● AIM OF THE TASK:
Restate the listing below word for word, omitting any images.

───── DATASET EXTRACT

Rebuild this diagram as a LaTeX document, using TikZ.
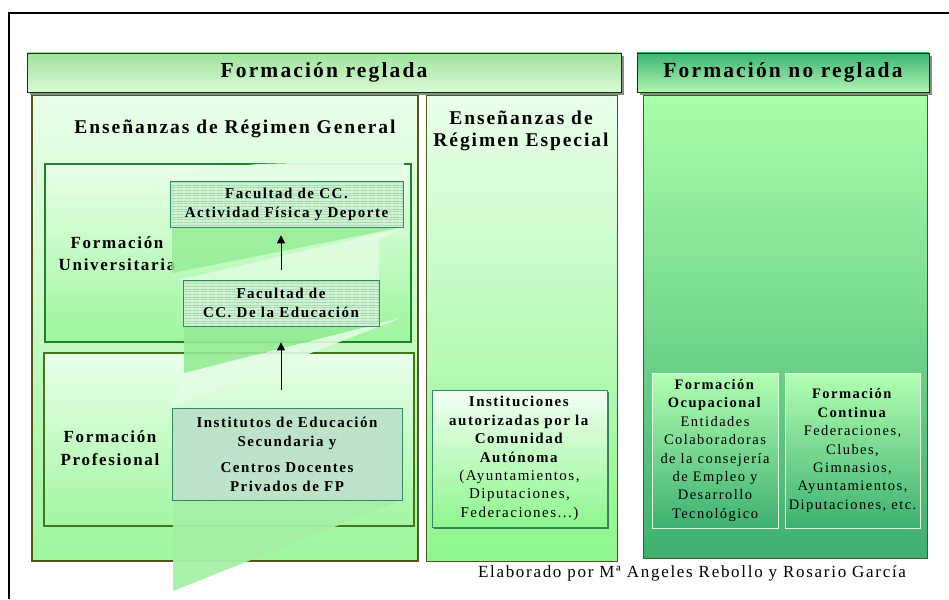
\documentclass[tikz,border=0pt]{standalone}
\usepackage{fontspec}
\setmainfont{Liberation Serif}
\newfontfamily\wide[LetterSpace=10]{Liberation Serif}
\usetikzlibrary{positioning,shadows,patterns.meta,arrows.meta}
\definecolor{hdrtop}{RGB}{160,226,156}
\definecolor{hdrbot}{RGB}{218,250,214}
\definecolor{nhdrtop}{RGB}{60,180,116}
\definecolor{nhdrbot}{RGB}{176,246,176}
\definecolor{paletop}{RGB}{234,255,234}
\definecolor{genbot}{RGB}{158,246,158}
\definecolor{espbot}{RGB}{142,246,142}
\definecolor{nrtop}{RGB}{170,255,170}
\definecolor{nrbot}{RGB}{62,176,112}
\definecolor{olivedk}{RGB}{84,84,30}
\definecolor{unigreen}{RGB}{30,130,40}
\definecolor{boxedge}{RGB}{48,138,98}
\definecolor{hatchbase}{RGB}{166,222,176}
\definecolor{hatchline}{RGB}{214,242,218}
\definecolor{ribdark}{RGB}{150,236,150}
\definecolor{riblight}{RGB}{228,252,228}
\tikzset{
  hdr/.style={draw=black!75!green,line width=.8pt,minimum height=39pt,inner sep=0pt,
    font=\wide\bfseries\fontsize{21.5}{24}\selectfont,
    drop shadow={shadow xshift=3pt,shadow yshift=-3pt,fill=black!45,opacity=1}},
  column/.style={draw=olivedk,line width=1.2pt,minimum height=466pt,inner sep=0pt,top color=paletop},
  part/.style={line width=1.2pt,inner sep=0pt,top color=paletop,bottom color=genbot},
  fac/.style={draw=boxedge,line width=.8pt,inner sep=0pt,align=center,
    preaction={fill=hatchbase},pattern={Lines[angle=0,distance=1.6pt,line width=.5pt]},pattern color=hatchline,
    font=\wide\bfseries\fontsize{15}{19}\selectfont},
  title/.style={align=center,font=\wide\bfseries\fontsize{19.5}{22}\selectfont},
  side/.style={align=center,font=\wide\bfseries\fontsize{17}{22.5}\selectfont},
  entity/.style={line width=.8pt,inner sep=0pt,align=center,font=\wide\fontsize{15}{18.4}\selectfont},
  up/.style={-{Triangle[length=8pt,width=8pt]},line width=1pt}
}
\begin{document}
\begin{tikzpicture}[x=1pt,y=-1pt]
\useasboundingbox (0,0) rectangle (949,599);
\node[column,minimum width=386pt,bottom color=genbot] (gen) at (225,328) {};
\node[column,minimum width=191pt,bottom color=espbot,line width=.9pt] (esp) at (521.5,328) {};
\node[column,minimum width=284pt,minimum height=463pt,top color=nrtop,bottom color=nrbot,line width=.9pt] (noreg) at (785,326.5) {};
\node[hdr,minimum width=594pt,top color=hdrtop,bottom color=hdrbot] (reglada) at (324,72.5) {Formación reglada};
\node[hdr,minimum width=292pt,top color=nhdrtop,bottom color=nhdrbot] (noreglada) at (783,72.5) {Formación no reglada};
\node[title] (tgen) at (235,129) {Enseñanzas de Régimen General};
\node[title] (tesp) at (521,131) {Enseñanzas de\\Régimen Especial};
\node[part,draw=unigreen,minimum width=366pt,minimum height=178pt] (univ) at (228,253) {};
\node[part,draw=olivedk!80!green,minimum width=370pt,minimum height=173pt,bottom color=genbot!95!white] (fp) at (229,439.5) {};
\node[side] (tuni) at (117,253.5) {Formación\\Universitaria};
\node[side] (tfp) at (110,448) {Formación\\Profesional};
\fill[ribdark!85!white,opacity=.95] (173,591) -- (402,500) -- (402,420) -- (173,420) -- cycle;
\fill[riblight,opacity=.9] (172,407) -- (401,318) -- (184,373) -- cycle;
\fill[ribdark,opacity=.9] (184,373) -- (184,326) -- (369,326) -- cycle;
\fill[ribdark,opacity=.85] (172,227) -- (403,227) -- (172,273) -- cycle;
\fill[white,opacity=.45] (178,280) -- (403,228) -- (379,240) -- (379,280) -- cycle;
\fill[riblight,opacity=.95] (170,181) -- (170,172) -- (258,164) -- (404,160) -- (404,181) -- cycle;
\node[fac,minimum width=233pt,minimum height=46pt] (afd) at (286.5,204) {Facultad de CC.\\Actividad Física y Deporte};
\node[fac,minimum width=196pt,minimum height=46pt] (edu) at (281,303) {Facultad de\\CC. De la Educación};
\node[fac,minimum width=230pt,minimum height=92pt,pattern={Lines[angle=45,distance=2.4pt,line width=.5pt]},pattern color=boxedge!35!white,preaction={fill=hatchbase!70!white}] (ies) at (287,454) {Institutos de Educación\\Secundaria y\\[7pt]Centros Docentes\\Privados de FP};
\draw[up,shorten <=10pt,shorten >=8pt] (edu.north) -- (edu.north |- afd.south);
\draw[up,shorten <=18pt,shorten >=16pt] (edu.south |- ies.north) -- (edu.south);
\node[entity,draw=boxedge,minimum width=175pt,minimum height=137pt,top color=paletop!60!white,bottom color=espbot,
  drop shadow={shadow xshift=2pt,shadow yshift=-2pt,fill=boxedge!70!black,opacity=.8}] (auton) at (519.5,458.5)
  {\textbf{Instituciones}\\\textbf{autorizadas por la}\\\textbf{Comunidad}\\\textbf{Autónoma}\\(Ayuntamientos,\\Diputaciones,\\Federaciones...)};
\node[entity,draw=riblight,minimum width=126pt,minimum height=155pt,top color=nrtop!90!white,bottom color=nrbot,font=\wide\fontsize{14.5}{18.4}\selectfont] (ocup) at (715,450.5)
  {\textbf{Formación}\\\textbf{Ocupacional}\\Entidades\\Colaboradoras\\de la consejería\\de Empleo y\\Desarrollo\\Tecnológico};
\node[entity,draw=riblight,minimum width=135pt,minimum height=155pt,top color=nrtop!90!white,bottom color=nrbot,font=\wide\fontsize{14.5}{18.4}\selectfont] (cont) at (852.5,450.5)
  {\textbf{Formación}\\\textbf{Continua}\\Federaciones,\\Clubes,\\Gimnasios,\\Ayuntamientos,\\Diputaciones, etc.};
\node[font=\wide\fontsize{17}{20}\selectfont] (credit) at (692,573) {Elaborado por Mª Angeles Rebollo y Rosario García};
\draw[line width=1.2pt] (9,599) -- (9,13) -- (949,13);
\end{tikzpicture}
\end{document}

──────────

● FULL OUTPUT:
Rebuild this diagram as a LaTeX document, using TikZ.
\documentclass[tikz,border=0pt]{standalone}
\usepackage{fontspec}
\setmainfont{Liberation Serif}
\newfontfamily\wide[LetterSpace=10]{Liberation Serif}
\usetikzlibrary{positioning,shadows,patterns.meta,arrows.meta}
\definecolor{hdrtop}{RGB}{160,226,156}
\definecolor{hdrbot}{RGB}{218,250,214}
\definecolor{nhdrtop}{RGB}{60,180,116}
\definecolor{nhdrbot}{RGB}{176,246,176}
\definecolor{paletop}{RGB}{234,255,234}
\definecolor{genbot}{RGB}{158,246,158}
\definecolor{espbot}{RGB}{142,246,142}
\definecolor{nrtop}{RGB}{170,255,170}
\definecolor{nrbot}{RGB}{62,176,112}
\definecolor{olivedk}{RGB}{84,84,30}
\definecolor{unigreen}{RGB}{30,130,40}
\definecolor{boxedge}{RGB}{48,138,98}
\definecolor{hatchbase}{RGB}{166,222,176}
\definecolor{hatchline}{RGB}{214,242,218}
\definecolor{ribdark}{RGB}{150,236,150}
\definecolor{riblight}{RGB}{228,252,228}
\tikzset{
  hdr/.style={draw=black!75!green,line width=.8pt,minimum height=39pt,inner sep=0pt,
    font=\wide\bfseries\fontsize{21.5}{24}\selectfont,
    drop shadow={shadow xshift=3pt,shadow yshift=-3pt,fill=black!45,opacity=1}},
  column/.style={draw=olivedk,line width=1.2pt,minimum height=466pt,inner sep=0pt,top color=paletop},
  part/.style={line width=1.2pt,inner sep=0pt,top color=paletop,bottom color=genbot},
  fac/.style={draw=boxedge,line width=.8pt,inner sep=0pt,align=center,
    preaction={fill=hatchbase},pattern={Lines[angle=0,distance=1.6pt,line width=.5pt]},pattern color=hatchline,
    font=\wide\bfseries\fontsize{15}{19}\selectfont},
  title/.style={align=center,font=\wide\bfseries\fontsize{19.5}{22}\selectfont},
  side/.style={align=center,font=\wide\bfseries\fontsize{17}{22.5}\selectfont},
  entity/.style={line width=.8pt,inner sep=0pt,align=center,font=\wide\fontsize{15}{18.4}\selectfont},
  up/.style={-{Triangle[length=8pt,width=8pt]},line width=1pt}
}
\begin{document}
\begin{tikzpicture}[x=1pt,y=-1pt]
\useasboundingbox (0,0) rectangle (949,599);
\node[column,minimum width=386pt,bottom color=genbot] (gen) at (225,328) {};
\node[column,minimum width=191pt,bottom color=espbot,line width=.9pt] (esp) at (521.5,328) {};
\node[column,minimum width=284pt,minimum height=463pt,top color=nrtop,bottom color=nrbot,line width=.9pt] (noreg) at (785,326.5) {};
\node[hdr,minimum width=594pt,top color=hdrtop,bottom color=hdrbot] (reglada) at (324,72.5) {Formación reglada};
\node[hdr,minimum width=292pt,top color=nhdrtop,bottom color=nhdrbot] (noreglada) at (783,72.5) {Formación no reglada};
\node[title] (tgen) at (235,129) {Enseñanzas de Régimen General};
\node[title] (tesp) at (521,131) {Enseñanzas de\\Régimen Especial};
\node[part,draw=unigreen,minimum width=366pt,minimum height=178pt] (univ) at (228,253) {};
\node[part,draw=olivedk!80!green,minimum width=370pt,minimum height=173pt,bottom color=genbot!95!white] (fp) at (229,439.5) {};
\node[side] (tuni) at (117,253.5) {Formación\\Universitaria};
\node[side] (tfp) at (110,448) {Formación\\Profesional};
\fill[ribdark!85!white,opacity=.95] (173,591) -- (402,500) -- (402,420) -- (173,420) -- cycle;
\fill[riblight,opacity=.9] (172,407) -- (401,318) -- (184,373) -- cycle;
\fill[ribdark,opacity=.9] (184,373) -- (184,326) -- (369,326) -- cycle;
\fill[ribdark,opacity=.85] (172,227) -- (403,227) -- (172,273) -- cycle;
\fill[white,opacity=.45] (178,280) -- (403,228) -- (379,240) -- (379,280) -- cycle;
\fill[riblight,opacity=.95] (170,181) -- (170,172) -- (258,164) -- (404,160) -- (404,181) -- cycle;
\node[fac,minimum width=233pt,minimum height=46pt] (afd) at (286.5,204) {Facultad de CC.\\Actividad Física y Deporte};
\node[fac,minimum width=196pt,minimum height=46pt] (edu) at (281,303) {Facultad de\\CC. De la Educación};
\node[fac,minimum width=230pt,minimum height=92pt,pattern={Lines[angle=45,distance=2.4pt,line width=.5pt]},pattern color=boxedge!35!white,preaction={fill=hatchbase!70!white}] (ies) at (287,454) {Institutos de Educación\\Secundaria y\\[7pt]Centros Docentes\\Privados de FP};
\draw[up,shorten <=10pt,shorten >=8pt] (edu.north) -- (edu.north |- afd.south);
\draw[up,shorten <=18pt,shorten >=16pt] (edu.south |- ies.north) -- (edu.south);
\node[entity,draw=boxedge,minimum width=175pt,minimum height=137pt,top color=paletop!60!white,bottom color=espbot,
  drop shadow={shadow xshift=2pt,shadow yshift=-2pt,fill=boxedge!70!black,opacity=.8}] (auton) at (519.5,458.5)
  {\textbf{Instituciones}\\\textbf{autorizadas por la}\\\textbf{Comunidad}\\\textbf{Autónoma}\\(Ayuntamientos,\\Diputaciones,\\Federaciones...)};
\node[entity,draw=riblight,minimum width=126pt,minimum height=155pt,top color=nrtop!90!white,bottom color=nrbot,font=\wide\fontsize{14.5}{18.4}\selectfont] (ocup) at (715,450.5)
  {\textbf{Formación}\\\textbf{Ocupacional}\\Entidades\\Colaboradoras\\de la consejería\\de Empleo y\\Desarrollo\\Tecnológico};
\node[entity,draw=riblight,minimum width=135pt,minimum height=155pt,top color=nrtop!90!white,bottom color=nrbot,font=\wide\fontsize{14.5}{18.4}\selectfont] (cont) at (852.5,450.5)
  {\textbf{Formación}\\\textbf{Continua}\\Federaciones,\\Clubes,\\Gimnasios,\\Ayuntamientos,\\Diputaciones, etc.};
\node[font=\wide\fontsize{17}{20}\selectfont] (credit) at (692,573) {Elaborado por Mª Angeles Rebollo y Rosario García};
\draw[line width=1.2pt] (9,599) -- (9,13) -- (949,13);
\end{tikzpicture}
\end{document}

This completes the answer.